Juicio Político

Lo que recordamos (y lo que olvidamos) cada 10 de mayo

En Ciudad Juárez el 10 de mayo no es una fecha cualquiera, es una manifestación colectiva de agradecimiento. Como la maternidad no siempre tiene aplausos, vale la pena tomarnos un momento para detenernos y mirar a quienes, muchas veces, han sostenido todo. A quienes se reparan en silencio y hacen milagros con lo poco que hay. No desde la teoría, ni desde la añoranza, sino desde la memoria, aquí está mi mirada.

Como muchas madres juarenses, la mía tenía más de un trabajo: unos remunerados y otros no. Además de tener que hacerse cargo de las labores domésticas, tenía que asegurarse que no faltara el pan en la mesa y que en la casa tuviéramos lo indispensable. Pagar colegiaturas, tener algo con que abrigarnos del frío, incluso buscar la manera de regalarnos un juguete a mi hermano y a mí en Navidad y nuestros cumpleaños eran situaciones típicas que había que solucionar. Para eso, ella trabajaba en una guardería y yo -más por necesidad que por gusto- la acompañaba en el transcurso de su jornada.
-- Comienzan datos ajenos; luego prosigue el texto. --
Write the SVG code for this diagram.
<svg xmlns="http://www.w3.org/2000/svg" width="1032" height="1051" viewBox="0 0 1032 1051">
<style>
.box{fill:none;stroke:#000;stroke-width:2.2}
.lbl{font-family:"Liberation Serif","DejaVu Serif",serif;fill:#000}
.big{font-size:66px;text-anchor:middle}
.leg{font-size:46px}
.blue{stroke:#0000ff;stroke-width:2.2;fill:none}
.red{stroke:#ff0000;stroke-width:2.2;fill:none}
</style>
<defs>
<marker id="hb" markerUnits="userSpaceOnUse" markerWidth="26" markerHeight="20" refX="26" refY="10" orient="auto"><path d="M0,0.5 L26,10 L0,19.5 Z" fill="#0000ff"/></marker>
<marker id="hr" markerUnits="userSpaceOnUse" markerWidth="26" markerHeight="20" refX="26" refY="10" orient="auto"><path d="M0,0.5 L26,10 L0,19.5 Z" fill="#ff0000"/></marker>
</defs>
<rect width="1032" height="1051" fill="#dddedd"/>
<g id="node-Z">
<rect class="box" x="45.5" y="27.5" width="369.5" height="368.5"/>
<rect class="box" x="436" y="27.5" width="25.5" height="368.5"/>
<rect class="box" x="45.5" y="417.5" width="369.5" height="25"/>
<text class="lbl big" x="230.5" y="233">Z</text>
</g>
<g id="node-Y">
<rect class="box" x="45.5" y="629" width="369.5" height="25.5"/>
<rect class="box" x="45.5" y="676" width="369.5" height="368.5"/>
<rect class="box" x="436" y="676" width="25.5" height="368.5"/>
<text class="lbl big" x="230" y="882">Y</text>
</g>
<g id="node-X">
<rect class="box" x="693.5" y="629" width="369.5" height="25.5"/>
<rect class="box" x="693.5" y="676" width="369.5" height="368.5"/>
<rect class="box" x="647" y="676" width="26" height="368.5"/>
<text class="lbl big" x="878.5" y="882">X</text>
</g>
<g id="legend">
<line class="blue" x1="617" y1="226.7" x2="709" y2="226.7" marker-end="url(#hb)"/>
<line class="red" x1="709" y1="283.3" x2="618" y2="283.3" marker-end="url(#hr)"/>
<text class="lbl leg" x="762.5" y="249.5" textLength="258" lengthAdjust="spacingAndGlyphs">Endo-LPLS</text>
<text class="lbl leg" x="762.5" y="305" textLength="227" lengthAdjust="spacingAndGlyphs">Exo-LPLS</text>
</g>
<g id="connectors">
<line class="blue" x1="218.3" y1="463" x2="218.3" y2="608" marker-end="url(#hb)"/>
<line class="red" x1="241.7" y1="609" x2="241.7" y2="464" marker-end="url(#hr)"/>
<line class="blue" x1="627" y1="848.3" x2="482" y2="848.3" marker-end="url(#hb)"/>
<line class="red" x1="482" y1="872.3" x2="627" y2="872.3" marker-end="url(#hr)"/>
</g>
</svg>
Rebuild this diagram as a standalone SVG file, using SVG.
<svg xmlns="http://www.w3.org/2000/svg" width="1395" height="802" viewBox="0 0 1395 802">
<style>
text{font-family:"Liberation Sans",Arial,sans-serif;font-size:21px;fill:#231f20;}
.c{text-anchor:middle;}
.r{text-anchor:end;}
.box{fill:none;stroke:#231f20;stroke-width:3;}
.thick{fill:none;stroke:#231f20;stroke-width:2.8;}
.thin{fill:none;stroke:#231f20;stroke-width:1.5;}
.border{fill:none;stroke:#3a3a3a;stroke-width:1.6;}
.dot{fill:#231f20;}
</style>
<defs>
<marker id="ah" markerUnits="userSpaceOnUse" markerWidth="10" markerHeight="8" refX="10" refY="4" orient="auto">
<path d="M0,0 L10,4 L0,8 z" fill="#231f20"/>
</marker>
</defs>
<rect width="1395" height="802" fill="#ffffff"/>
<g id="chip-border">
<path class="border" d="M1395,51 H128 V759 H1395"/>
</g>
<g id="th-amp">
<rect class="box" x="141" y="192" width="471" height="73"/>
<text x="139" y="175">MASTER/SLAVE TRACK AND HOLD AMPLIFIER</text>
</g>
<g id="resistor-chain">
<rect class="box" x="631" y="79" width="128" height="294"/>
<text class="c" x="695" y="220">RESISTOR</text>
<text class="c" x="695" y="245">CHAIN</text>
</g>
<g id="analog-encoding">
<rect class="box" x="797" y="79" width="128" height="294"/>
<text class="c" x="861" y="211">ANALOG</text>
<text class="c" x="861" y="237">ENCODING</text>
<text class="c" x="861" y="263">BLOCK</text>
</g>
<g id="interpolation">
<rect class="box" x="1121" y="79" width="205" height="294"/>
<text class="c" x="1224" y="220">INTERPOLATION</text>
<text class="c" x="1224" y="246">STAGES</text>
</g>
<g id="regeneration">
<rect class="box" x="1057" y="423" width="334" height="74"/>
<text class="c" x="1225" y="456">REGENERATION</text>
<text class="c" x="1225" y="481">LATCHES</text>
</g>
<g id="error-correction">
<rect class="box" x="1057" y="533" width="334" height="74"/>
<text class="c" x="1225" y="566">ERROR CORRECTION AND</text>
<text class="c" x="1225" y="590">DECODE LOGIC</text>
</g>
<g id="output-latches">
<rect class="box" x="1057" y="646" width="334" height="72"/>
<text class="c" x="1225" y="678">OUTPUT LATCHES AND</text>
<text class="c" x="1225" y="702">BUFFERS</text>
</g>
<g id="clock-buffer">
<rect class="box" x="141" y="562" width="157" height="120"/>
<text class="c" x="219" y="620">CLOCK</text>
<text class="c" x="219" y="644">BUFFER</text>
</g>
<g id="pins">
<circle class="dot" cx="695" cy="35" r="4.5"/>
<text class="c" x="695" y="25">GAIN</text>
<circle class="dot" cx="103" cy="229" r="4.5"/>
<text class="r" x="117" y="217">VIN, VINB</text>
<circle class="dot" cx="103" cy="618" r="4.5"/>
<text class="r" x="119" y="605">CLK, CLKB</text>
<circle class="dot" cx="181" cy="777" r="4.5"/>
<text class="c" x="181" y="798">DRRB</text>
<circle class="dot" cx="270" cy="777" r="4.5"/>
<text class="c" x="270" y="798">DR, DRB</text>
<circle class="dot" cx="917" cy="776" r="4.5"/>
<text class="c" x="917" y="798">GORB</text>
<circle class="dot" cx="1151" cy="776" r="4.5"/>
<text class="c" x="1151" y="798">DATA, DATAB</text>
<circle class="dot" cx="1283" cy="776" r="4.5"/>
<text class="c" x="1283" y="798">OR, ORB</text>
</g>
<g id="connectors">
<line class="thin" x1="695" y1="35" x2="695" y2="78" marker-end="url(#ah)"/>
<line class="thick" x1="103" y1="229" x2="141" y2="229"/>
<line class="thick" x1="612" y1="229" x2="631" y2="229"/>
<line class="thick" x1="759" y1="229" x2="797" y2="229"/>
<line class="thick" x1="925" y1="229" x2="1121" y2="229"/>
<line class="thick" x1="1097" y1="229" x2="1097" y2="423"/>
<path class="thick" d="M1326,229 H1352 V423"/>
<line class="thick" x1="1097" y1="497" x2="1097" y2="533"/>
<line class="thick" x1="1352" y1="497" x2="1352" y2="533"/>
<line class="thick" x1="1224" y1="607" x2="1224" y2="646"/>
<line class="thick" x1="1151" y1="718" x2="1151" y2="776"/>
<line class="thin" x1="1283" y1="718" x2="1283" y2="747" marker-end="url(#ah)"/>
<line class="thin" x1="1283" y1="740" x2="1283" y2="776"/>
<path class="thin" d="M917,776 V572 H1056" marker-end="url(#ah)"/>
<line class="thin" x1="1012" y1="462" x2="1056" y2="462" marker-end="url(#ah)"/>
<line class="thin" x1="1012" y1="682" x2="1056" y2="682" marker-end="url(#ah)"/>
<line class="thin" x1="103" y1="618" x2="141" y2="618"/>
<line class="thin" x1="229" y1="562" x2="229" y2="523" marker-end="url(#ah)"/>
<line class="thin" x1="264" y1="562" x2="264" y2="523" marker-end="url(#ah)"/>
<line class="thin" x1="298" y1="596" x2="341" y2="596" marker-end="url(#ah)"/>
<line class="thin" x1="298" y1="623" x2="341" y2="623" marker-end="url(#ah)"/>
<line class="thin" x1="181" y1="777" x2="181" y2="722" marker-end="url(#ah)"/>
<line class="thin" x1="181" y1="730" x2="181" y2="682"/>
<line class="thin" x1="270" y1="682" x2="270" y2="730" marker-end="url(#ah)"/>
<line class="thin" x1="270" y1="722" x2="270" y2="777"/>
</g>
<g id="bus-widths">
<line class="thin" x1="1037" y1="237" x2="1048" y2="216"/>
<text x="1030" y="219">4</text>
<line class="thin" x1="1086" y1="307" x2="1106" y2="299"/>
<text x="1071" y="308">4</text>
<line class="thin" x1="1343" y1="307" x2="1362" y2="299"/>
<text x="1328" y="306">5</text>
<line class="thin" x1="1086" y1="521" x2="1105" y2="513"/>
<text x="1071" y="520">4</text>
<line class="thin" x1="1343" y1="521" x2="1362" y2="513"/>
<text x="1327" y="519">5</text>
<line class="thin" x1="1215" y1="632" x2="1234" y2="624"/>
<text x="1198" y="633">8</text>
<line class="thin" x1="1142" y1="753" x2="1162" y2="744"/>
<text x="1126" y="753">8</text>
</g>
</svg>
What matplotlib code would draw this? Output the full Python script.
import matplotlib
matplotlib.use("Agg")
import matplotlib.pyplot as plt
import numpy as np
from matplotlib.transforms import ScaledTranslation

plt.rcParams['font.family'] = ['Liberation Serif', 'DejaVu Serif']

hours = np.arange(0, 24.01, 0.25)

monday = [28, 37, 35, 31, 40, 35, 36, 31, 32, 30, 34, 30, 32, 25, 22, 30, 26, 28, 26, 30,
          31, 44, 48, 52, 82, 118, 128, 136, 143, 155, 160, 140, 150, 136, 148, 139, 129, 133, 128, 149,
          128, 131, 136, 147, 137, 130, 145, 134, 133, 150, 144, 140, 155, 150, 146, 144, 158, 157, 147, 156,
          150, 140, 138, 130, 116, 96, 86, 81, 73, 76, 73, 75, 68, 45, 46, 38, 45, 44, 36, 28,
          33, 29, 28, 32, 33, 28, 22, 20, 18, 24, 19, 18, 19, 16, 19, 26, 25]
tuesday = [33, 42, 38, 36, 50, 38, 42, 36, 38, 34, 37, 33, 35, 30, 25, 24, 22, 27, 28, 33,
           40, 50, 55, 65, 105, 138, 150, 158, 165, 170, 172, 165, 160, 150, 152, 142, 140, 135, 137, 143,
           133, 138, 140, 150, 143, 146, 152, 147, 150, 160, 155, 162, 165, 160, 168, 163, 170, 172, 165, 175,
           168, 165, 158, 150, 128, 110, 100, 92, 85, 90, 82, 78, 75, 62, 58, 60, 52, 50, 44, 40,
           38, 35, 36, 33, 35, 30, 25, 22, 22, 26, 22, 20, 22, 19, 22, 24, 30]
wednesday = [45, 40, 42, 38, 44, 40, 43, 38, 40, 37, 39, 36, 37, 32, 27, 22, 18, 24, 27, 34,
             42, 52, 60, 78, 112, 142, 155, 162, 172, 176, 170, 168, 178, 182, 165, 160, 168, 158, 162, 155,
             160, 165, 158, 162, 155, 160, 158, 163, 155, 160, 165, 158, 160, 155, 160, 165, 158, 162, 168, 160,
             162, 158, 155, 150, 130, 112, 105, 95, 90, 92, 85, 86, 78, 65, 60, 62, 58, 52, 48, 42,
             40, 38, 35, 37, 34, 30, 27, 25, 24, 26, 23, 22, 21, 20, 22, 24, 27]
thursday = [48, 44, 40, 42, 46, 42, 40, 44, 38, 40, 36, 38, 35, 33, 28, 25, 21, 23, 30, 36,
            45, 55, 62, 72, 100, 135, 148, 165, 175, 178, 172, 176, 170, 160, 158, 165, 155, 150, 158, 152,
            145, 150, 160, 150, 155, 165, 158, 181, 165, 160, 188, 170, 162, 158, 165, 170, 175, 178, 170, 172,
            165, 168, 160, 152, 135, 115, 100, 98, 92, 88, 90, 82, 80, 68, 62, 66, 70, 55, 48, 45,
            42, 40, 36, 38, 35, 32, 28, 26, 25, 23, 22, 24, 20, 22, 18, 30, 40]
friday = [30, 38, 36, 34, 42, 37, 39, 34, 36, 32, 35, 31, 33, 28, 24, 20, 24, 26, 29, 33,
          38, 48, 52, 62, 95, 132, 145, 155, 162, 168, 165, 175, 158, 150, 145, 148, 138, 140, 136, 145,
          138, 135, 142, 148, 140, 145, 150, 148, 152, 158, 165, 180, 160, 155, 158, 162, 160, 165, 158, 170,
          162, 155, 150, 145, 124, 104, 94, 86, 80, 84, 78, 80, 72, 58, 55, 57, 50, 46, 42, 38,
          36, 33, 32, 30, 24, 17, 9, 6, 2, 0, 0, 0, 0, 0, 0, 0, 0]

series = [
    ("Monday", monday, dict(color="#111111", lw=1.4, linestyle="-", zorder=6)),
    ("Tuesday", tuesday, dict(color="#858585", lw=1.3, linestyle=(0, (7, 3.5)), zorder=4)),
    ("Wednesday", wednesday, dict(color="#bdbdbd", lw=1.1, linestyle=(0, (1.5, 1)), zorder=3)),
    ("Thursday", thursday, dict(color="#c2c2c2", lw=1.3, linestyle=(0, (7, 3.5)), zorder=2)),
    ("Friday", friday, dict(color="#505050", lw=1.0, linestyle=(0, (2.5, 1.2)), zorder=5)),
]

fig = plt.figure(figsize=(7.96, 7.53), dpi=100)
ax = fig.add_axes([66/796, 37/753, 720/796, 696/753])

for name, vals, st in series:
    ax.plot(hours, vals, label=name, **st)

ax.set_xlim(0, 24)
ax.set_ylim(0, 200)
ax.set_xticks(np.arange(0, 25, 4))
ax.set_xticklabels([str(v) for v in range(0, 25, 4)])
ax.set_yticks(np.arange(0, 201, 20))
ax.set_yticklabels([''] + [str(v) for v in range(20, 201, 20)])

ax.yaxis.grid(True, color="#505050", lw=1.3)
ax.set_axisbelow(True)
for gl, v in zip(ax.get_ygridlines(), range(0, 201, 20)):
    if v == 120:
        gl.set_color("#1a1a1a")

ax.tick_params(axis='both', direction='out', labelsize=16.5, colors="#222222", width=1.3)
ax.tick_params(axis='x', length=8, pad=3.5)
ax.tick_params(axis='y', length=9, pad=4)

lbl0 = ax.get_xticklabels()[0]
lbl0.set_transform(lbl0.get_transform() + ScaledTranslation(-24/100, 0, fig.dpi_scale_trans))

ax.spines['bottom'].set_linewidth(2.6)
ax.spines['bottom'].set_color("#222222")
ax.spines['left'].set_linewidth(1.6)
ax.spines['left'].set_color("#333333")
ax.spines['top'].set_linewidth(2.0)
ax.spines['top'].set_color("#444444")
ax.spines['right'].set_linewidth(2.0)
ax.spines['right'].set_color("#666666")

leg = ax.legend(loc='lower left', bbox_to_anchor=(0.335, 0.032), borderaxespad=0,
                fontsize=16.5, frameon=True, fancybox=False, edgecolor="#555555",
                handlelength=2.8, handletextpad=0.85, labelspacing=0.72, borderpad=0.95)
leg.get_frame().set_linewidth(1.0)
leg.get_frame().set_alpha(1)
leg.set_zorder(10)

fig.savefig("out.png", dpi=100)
Uno de los primeros recuerdos nítidos que tengo es uno que incluye a mi madre. Yo tendría tres o cuatro años de edad. Mi mamá y yo caminando de la mano atravesando un largo estacionamiento después de su día de trabajo. Luego me suelto y salgo corriendo a ocultarme detrás del tronco de un gran olmo solo para reencontrarla unos segundos después y soltarnos riendo. Es una escena sencilla, pero que para mí es muy significativa. Es alejarme por un momento de los brazos de ella únicamente para disfrutar nuestro reencuentro. Los dos nos veíamos con una mirada cómplice. Yo hacía como que me escondía y los dos fingíamos sorpresa cuando nos reencontrábamos. Además, esa era parte de una rutina nuestra. De lunes a viernes, siempre el mismo trayecto, siempre el mismo juego: yo corriendo a ocultarme detrás de ese inmenso árbol en el estacionamiento de la ex aduana.

Ahora me doy cuenta de que las mamás muchas veces son madres sin testigos. Cuando hacen cuentas para que el dinero alcance, cuando lloran casi en silencio para no preocupar a nadie, cuando esperan despiertas sin que los demás sepan. Así, yo tampoco sabía qué tan exhausta estaba mi mamá, o que problemas había tenido que sortear. Sin importar que tan cansada saliera de trabajar, siempre había entusiasmo para compartir ese breve momento juntos.

Tuve la buena fortuna de pasar mi infancia en un hogar con dos mujeres al frente: mi mamá y mi abuela. Eso me permitió darme cuenta que las madres son símbolo de ternura, pero, también de fuerza y sacrificio. Muchas veces no queda de otra. Pero también es cierto que no se los reconocemos. Mi abuela decía que los hijos somos muy ingratos y muchas veces eso es indudable. No sabemos agradecer lo suficiente. No reconocemos sus desvelos, la sobrecarga emocional que muchas veces llevan, sus sacrificios, ni su forma de repartir los alimentos para dejarnos a nosotros la parte más sustanciosa. Tampoco reconocemos que son personas que también tienen sueños, y que muchas veces los posponen por nosotros. Al contrario, renegamos de sus preocupaciones, no entendemos que esas formas de preocuparse son solo por amor. Ahora, con más de 35 años lo tengo un poco más claro. También tengo claro que cada vez que salga detrás del olmo, ella estará ahí para recibirme y reencontrarnos.